Les universités de certains pays redoublent d’efforts pour offrir une nouvelle chance aux scientifiques en exil. L’Allemagne, notamment, a mis en place de nombreux programmes pour faciliter l’accès des réfugiés aux institutions de recherche. La Deutsche Forschungsgemeinschaft (DFG) a par exemple adopté en 2015 un paquet de mesures pour leur apporter un soutien financier. La fondation Humboldt a créé la Philipp Schwartz-Initiative dans le même but.

D’autres initiatives visent à favoriser les échanges et ainsi l’intégration des chercheurs dont la carrière a été brisée. La plateforme Chance for Science de Leipzig veut leur permettre d’établir des contacts avec des chercheurs allemands parce que les échanges sont très importants, explique Carmen Bachmann, une professeure d’économie à l’origine du projet: «Une longue période d’inactivité représente une catastrophe relationnelle pour ces scientifiques en exil. Le dommage va croissant avec sa durée, car un savoir dont on ne fait rien se perd.» Partant d’un constat analogue, des étudiants de l’Université Goethe de Francfort ont lancé l’initiative Academic Experience Worldwide afin de leur ouvrir la porte des milieux académiques. Les réfugiés peuvent ainsi présenter leurs recherches dans le cadre des conférences publiques «Opening Academia».

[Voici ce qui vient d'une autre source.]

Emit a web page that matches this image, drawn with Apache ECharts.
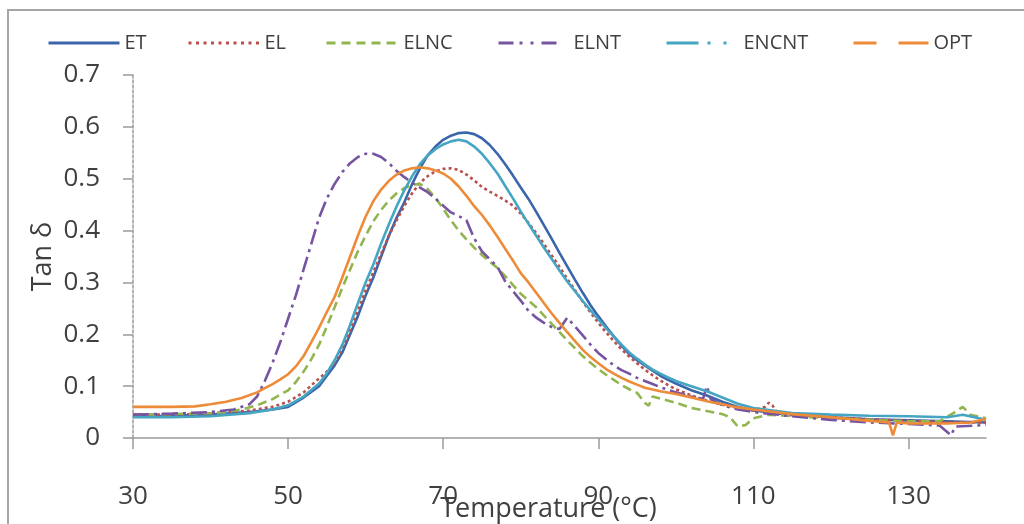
<!DOCTYPE html>
<html><head><meta charset="utf-8">
<script src="https://cdn.jsdelivr.net/npm/echarts@6/dist/echarts.min.js"></script>
<style>html,body{margin:0;padding:0;background:#fff}#c{width:1024px;height:524px}</style>
</head><body><div id="c"></div>
<script>
// ---- data ----
const seriesNames = ['ET', 'EL', 'ELNC', 'ELNT', 'ENCNT', 'OPT'];
const xTicks = [30, 50, 70, 90, 110, 130];
const yTicks = [0, 0.1, 0.2, 0.3, 0.4, 0.5, 0.6, 0.7];

const ET = [[30,0.042],[35,0.043],[40,0.045],[45,0.05],[48,0.055],[50,0.06],[52,0.078],[54,0.1],[55,0.12],[56,0.14],[57,0.165],[58,0.2],[59,0.235],[60,0.275],[61,0.31],[62,0.35],[63,0.39],[64,0.425],[65,0.455],[66,0.49],[67,0.52],[68,0.545],[69,0.562],[70,0.575],[71,0.583],[72,0.588],[73,0.589],[74,0.586],[75,0.578],[76,0.565],[77,0.548],[78,0.528],[79,0.506],[80,0.483],[81,0.461],[82,0.436],[83,0.41],[84,0.384],[85,0.357],[86,0.331],[87,0.305],[88,0.28],[89,0.256],[90,0.235],[91,0.215],[92,0.196],[93,0.178],[94,0.162],[95,0.15],[96,0.14],[97,0.13],[98,0.12],[99,0.112],[100,0.105],[102,0.092],[104,0.082],[106,0.07],[108,0.06],[110,0.053],[115,0.044],[120,0.04],[125,0.036],[130,0.034],[135,0.032],[140,0.03]];

const EL = [[30,0.045],[35,0.045],[40,0.047],[45,0.053],[48,0.06],[50,0.07],[52,0.088],[54,0.115],[55,0.128],[56,0.145],[57,0.172],[58,0.207],[59,0.245],[60,0.285],[61,0.32],[62,0.355],[63,0.39],[64,0.42],[65,0.448],[66,0.472],[67,0.492],[68,0.505],[69,0.514],[70,0.519],[71,0.52],[72,0.517],[73,0.508],[74,0.497],[75,0.484],[76,0.475],[77,0.467],[78,0.458],[79,0.448],[80,0.433],[81,0.415],[82,0.395],[83,0.374],[84,0.352],[85,0.33],[86,0.307],[87,0.285],[88,0.263],[89,0.242],[90,0.222],[91,0.204],[92,0.187],[93,0.171],[94,0.157],[95,0.144],[96,0.132],[97,0.121],[98,0.111],[99,0.102],[100,0.094],[102,0.082],[104,0.072],[106,0.064],[108,0.058],[110,0.053],[111.5,0.06],[112,0.068],[112.5,0.062],[113,0.05],[115,0.045],[120,0.04],[125,0.036],[130,0.033],[135,0.03],[140,0.03]];

const ELNC = [[30,0.045],[35,0.046],[40,0.048],[42,0.05],[44,0.055],[46,0.063],[48,0.075],[50,0.092],[51,0.108],[52,0.128],[53,0.152],[54,0.18],[55,0.215],[56,0.252],[57,0.29],[58,0.325],[59,0.36],[60,0.39],[61,0.418],[62,0.44],[63,0.458],[64,0.472],[65,0.482],[66,0.488],[67,0.49],[68,0.48],[69,0.463],[70,0.442],[71,0.42],[72,0.4],[73,0.383],[74,0.367],[75,0.353],[76,0.34],[77,0.328],[78,0.312],[79,0.295],[80,0.278],[81,0.265],[82,0.252],[83,0.236],[84,0.22],[85,0.204],[86,0.188],[87,0.173],[88,0.158],[89,0.145],[90,0.133],[91,0.122],[92,0.112],[93,0.102],[94,0.094],[95,0.087],[96,0.068],[96.5,0.062],[97,0.08],[98,0.076],[100,0.068],[102,0.058],[104,0.052],[106,0.046],[107,0.04],[108,0.022],[109,0.025],[110,0.038],[112,0.045],[115,0.042],[120,0.038],[125,0.035],[130,0.032],[134,0.032],[136,0.05],[137,0.06],[138,0.045],[140,0.038]];

const ELNT = [[30,0.045],[35,0.047],[40,0.05],[43,0.055],[45,0.065],[46,0.08],[47,0.11],[48,0.145],[49,0.185],[50,0.23],[51,0.275],[52,0.325],[53,0.375],[54,0.425],[55,0.462],[56,0.49],[57,0.513],[58,0.53],[59,0.542],[60,0.548],[61,0.548],[62,0.542],[63,0.53],[64,0.515],[65,0.503],[66,0.492],[67,0.483],[68,0.474],[69,0.462],[70,0.448],[71,0.435],[72,0.428],[73,0.42],[74,0.385],[75,0.36],[76,0.345],[77,0.33],[78,0.302],[79,0.283],[80,0.265],[81,0.245],[82,0.232],[83,0.222],[84,0.214],[85,0.21],[86,0.232],[87,0.215],[88,0.198],[89,0.18],[90,0.164],[91,0.152],[92,0.14],[93,0.131],[94,0.124],[95,0.116],[96,0.11],[97,0.104],[98,0.098],[100,0.088],[102,0.08],[103.5,0.075],[104,0.1],[104.5,0.075],[106,0.063],[108,0.055],[110,0.05],[115,0.042],[120,0.035],[125,0.03],[130,0.027],[134,0.024],[135.5,0.005],[136,0.022],[140,0.025]];

const ENCNT = [[30,0.04],[35,0.04],[40,0.042],[45,0.048],[48,0.055],[50,0.063],[52,0.08],[54,0.105],[55,0.125],[56,0.15],[57,0.18],[58,0.218],[59,0.26],[60,0.3],[61,0.335],[62,0.375],[63,0.412],[64,0.447],[65,0.478],[66,0.505],[67,0.528],[68,0.545],[69,0.557],[70,0.566],[71,0.572],[72,0.575],[73,0.572],[74,0.562],[75,0.548],[76,0.53],[77,0.51],[78,0.486],[79,0.462],[80,0.437],[81,0.413],[82,0.39],[83,0.367],[84,0.345],[85,0.323],[86,0.302],[87,0.283],[88,0.264],[89,0.246],[90,0.229],[91,0.212],[92,0.196],[93,0.18],[94,0.165],[95,0.153],[96,0.142],[97,0.132],[98,0.124],[99,0.117],[100,0.11],[102,0.1],[104,0.09],[106,0.078],[108,0.066],[110,0.058],[115,0.048],[120,0.045],[125,0.043],[130,0.042],[135,0.04],[137,0.045],[140,0.035]];

const OPT = [[30,0.06],[35,0.06],[38,0.061],[40,0.065],[42,0.07],[44,0.077],[46,0.088],[47,0.096],[48,0.104],[49,0.113],[50,0.123],[51,0.138],[52,0.158],[53,0.185],[54,0.213],[55,0.243],[56,0.272],[57,0.31],[58,0.35],[59,0.39],[60,0.427],[61,0.457],[62,0.479],[63,0.496],[64,0.508],[65,0.516],[66,0.52],[67,0.522],[68,0.52],[69,0.516],[70,0.51],[71,0.5],[72,0.485],[73,0.467],[74,0.447],[75,0.43],[76,0.41],[77,0.388],[78,0.365],[79,0.342],[80,0.318],[81,0.3],[82,0.28],[83,0.26],[84,0.24],[85,0.222],[86,0.204],[87,0.187],[88,0.17],[89,0.156],[90,0.144],[91,0.133],[92,0.124],[93,0.116],[94,0.109],[95,0.103],[96,0.097],[98,0.09],[100,0.085],[102,0.078],[104,0.071],[106,0.065],[108,0.059],[110,0.055],[115,0.046],[120,0.04],[125,0.033],[127.5,0.03],[128,0.005],[128.5,0.03],[130,0.028],[135,0.028],[138,0.03],[140,0.037]];

const seriesData = [ET, EL, ELNC, ELNT, ENCNT, OPT];

// ---- styles ----
const FONT = 'Open Sans';
const TXT = '#404040';
const colors = ['#3C66AC', '#B9504C', '#92B550', '#7654A2', '#45A5C3', '#EE8B38'];
const plotDash = ['solid', [3, 3], [9, 5], [16, 5, 3, 5], 'solid', 'solid'];
const legendCfg = [
  { left: 47,  w: 71, dash: 'solid' },
  { left: 187, w: 71, dash: [3, 4.5] },
  { left: 325, w: 72, dash: [9, 6] },
  { left: 497, w: 70, dash: [15, 6, 3, 8, 3, 8, 15, 30] },
  { left: 665, w: 72, dash: [32, 9, 3, 13, 3, 20] },
  { left: 852, w: 75, dash: [23, 22, 40] }
];

const chart = echarts.init(document.getElementById('c'), null, { renderer: 'canvas' });

const legends = seriesNames.map((n, i) => ({
  data: [n],
  left: legendCfg[i].left,
  top: 33,
  padding: 0,
  itemWidth: legendCfg[i].w,
  itemHeight: 14,
  selectedMode: false,
  itemStyle: { opacity: 0 },
  lineStyle: { type: legendCfg[i].dash, width: 3, color: colors[i] },
  textStyle: { fontFamily: FONT, fontSize: 20, color: TXT }
}));

const series = seriesNames.map((n, i) => ({
  name: n,
  type: 'line',
  data: seriesData[i],
  symbol: 'none',
  showSymbol: false,
  color: colors[i],
  lineStyle: { color: colors[i], width: 2.6, type: plotDash[i] },
  z: 2 + i
}));

chart.setOption({
  animation: false,
  backgroundColor: '#fff',
  graphic: [{
    type: 'rect',
    shape: { x: 8, y: 10, width: 1100, height: 600 },
    style: { fill: 'none', stroke: '#a6a6a6', lineWidth: 2 },
    silent: true
  }],
  legend: legends,
  grid: { left: 133, right: 38, top: 75, bottom: 86, containLabel: false, outerBoundsMode: 'none' },
  xAxis: {
    type: 'value', min: 30, max: 140, interval: 10,
    name: 'Temperature (°C)', nameLocation: 'middle', nameGap: 58, nameMoveOverlap: false,
    nameTextStyle: { fontFamily: FONT, fontSize: 27, color: TXT, padding: [0, 22, 0, 0] },
    axisLine: { show: true, lineStyle: { color: '#9a9a9a', width: 1.5 } },
    axisTick: { show: true, length: 11, inside: false, customValues: xTicks, lineStyle: { color: '#9a9a9a', width: 1.5 } },
    axisLabel: { customValues: xTicks, margin: 46, fontFamily: FONT, fontSize: 26, color: TXT },
    splitLine: { show: false }
  },
  yAxis: {
    type: 'value', min: 0, max: 0.7, interval: 0.1,
    name: 'Tan δ', nameLocation: 'middle', nameGap: 76, nameMoveOverlap: false,
    nameTextStyle: { fontFamily: FONT, fontSize: 27, color: TXT },
    axisLine: { show: true, lineStyle: { color: '#9a9a9a', width: 1.5, type: [3, 2] } },
    axisTick: { show: true, length: 10, inside: false, customValues: yTicks, lineStyle: { color: '#9a9a9a', width: 1.5 } },
    axisLabel: { customValues: yTicks, margin: 33, fontFamily: FONT, fontSize: 26, color: TXT },
    splitLine: { show: false }
  },
  series: series
});
</script>
</body></html>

Comparée à l’Allemagne, l’aide apportée aux universitaires exilés en Suisse reste modeste. Martina Weiss, secrétaire générale de la conférence des recteurs des hautes écoles suisses Swissuniversities, se demande si cela ne découle pas simplement du fait qu’il y a moins de réfugiés dans le pays. Ces questions préoccupent bien davantage l’opinion publique allemande, souligne Walter Leimgruber, président de la Commission fédérale des migrations (CFM) et professeur d’anthropologie culturelle à l’Université de Bâle.

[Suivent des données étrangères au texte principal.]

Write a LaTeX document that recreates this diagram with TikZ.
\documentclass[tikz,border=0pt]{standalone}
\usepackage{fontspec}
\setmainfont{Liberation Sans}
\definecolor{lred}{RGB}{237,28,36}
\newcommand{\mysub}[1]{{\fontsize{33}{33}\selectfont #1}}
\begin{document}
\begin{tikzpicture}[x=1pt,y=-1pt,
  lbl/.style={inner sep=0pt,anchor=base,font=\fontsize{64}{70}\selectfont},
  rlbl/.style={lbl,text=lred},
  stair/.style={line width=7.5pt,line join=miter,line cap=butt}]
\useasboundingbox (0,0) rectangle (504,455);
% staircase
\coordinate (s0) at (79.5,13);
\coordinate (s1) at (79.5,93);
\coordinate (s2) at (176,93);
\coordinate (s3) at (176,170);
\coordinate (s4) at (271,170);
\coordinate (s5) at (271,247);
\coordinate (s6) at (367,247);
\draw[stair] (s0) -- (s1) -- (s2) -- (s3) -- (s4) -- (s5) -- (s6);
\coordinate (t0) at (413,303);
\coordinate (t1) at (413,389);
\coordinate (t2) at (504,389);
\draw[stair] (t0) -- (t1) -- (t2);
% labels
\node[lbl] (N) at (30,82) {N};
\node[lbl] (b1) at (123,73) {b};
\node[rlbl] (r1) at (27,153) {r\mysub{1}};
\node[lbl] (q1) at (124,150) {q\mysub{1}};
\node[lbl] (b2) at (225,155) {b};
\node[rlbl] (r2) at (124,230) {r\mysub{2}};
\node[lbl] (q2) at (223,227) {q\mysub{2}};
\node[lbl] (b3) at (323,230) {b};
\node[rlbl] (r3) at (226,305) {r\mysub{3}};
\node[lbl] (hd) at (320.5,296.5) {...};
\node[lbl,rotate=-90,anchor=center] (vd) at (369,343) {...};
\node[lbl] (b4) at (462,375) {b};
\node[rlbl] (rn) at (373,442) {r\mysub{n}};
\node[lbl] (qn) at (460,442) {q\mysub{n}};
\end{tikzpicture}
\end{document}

Des mesures sont prises ici aussi pour faciliter l’intégration dans le monde académique. Onze universités helvétiques ont rejoint le réseau international Scholars at Risk, fondé en 1999 à Chicago afin de protéger les scientifiques en danger et de défendre la liberté académique et les droits de l’homme. Il comprend plus de 400 universités plus ou moins impliquées: certaines leur offrent des emplois, d’autres sensibilisent l’opinion publique avec des conférences et des manifestations. Les universités de Lausanne et de Lucerne ont engagé des scientifiques; Berne et Zurich se sont pour l’instant contentées d’un travail d’information.

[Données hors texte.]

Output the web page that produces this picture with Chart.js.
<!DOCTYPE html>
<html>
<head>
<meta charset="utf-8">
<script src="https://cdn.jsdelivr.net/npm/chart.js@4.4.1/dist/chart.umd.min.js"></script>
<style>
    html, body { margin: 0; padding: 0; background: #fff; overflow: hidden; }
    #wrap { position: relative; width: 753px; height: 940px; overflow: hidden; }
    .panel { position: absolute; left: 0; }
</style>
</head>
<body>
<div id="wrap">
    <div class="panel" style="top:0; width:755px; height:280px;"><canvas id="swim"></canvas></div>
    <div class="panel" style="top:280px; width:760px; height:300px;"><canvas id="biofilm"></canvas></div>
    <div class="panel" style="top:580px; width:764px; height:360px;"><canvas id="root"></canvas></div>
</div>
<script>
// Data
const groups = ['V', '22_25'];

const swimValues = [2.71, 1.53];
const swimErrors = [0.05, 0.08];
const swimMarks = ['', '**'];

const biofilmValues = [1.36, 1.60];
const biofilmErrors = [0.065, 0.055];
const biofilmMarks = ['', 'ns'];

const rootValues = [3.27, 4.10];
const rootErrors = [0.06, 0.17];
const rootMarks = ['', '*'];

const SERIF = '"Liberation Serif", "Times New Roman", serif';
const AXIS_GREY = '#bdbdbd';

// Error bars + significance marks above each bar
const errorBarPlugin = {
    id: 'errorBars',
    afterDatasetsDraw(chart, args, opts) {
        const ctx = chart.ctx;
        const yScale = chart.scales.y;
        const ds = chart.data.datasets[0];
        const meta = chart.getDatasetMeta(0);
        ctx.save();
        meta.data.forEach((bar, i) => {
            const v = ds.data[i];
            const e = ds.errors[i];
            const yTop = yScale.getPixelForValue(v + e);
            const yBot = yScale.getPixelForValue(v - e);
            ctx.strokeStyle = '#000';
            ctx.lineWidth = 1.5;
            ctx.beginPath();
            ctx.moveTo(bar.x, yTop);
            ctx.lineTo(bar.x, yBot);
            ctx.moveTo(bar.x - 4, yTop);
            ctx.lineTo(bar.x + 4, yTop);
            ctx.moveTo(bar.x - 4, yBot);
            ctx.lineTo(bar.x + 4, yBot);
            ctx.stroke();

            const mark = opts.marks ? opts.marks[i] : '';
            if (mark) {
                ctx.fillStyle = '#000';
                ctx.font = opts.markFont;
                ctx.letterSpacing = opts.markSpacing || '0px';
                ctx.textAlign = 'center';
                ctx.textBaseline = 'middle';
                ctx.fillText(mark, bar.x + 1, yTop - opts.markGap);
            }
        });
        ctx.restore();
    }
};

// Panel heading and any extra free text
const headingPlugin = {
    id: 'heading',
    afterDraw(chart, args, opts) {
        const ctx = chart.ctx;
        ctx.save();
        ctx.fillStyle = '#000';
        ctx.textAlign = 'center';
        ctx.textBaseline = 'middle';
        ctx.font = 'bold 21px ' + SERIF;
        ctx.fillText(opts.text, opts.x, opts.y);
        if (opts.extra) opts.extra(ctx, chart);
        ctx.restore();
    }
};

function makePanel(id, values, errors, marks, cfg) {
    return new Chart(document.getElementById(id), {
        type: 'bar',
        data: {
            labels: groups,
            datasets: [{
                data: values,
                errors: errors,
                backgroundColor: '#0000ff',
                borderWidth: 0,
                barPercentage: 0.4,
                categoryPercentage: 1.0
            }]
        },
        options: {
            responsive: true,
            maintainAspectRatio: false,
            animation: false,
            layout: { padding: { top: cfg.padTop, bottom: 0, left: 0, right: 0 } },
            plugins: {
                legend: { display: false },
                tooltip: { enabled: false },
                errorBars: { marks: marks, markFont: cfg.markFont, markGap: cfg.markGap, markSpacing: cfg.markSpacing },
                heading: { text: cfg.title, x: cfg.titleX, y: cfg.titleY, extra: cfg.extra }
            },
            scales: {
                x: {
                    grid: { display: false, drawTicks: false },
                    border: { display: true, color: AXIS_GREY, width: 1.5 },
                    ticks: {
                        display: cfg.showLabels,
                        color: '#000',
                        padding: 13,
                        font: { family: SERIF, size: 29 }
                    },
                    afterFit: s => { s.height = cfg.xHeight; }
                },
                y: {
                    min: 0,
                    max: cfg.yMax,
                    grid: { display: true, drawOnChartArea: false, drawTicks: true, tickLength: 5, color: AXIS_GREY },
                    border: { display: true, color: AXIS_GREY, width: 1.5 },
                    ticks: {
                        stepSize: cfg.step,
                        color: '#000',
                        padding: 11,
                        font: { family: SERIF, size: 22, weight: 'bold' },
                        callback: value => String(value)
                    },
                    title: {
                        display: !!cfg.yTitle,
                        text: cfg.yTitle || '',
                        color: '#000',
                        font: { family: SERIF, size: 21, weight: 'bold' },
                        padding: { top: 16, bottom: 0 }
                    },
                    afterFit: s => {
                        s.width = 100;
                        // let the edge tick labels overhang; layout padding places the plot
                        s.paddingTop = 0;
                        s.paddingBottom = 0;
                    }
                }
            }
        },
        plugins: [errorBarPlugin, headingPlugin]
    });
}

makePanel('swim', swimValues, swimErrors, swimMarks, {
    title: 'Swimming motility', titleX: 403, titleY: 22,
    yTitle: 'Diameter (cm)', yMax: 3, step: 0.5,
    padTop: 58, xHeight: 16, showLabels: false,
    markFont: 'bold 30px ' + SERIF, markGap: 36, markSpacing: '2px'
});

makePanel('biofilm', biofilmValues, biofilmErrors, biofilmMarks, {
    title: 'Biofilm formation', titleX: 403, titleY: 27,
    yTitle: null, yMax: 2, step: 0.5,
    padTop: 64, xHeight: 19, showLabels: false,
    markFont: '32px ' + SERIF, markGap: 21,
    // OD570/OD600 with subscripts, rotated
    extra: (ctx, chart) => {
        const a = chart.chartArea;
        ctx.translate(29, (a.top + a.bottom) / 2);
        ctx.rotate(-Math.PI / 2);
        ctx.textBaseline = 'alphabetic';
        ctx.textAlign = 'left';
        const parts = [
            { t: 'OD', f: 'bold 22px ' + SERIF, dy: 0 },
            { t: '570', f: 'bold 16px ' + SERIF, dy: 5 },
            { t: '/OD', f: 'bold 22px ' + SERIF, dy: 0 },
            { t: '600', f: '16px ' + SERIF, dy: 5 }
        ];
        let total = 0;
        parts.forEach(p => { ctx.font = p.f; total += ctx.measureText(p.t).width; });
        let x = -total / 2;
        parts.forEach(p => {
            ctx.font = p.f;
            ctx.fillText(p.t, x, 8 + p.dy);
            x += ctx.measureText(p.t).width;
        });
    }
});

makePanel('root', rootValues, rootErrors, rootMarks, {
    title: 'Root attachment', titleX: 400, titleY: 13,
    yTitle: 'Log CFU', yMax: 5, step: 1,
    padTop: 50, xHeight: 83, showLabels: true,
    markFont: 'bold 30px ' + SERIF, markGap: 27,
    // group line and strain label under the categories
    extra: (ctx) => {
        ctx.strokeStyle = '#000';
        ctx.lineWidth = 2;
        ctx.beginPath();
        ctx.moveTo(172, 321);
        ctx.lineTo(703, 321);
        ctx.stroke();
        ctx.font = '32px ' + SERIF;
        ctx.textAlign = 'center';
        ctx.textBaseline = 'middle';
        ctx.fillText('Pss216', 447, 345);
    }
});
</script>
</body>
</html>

Malgré ces initiatives, la perspective de trouver un travail dans une université suisse reste plutôt limitée pour les exilés. «Les postes académiques sont rares et la compétition est forte; cela ne simplifie pas les choses», explique Christin Achermann, professeure en migration, droit et société à l’Université de Neuchâtel et directrice du Pôle de recherche national «On the move». Le porte-parole du Secrétariat d’Etat aux migrations Martin Reichlin avance aussi des raisons pragmatiques: certains réfugiés ont perdu dans leur fuite les documents qui témoignent de leur parcours universitaire.

En plus des obstacles linguistiques, le président de la CFM Walter Leimgruber relève que les formations acquises dans les pays de provenance des réfugiés accusent de grandes différences de contenu et de qualité. «Pour que leur intégration fonctionne, il faut leur donner les moyens de se perfectionner. Ils doivent pouvoir suivre des cours de langue et acquérir des qualifications additionnelles.» Cela ne dépend toutefois pas des universités, mais des cantons. «Et pour eux, quelques scientifiques ne comptent pas», dénonce Walter Leimgruber. Il propose par conséquent d’adapter en ce sens les prestations d’intégration.

Les portes du monde académique sont un peu plus ouvertes pour les étudiants réfugiés en Suisse. L’Union des étudiants de Suisse (UNES) a mis sur pied le projet «Perspectives-études» pour leur faciliter l’accès à l’enseignement supérieur. «La forte demande et les retours positifs montrent que nous sommes sur la bonne voie», se réjouit la responsable, Martina von Arx. Dans plusieurs universités, ils peuvent participer aux cours en tant qu’auditeurs, notamment à Genève et à Bâle. Mais le nombre d’étudiants reste limité, et ce statut ne leur permet pas d’obtenir un quelconque diplôme.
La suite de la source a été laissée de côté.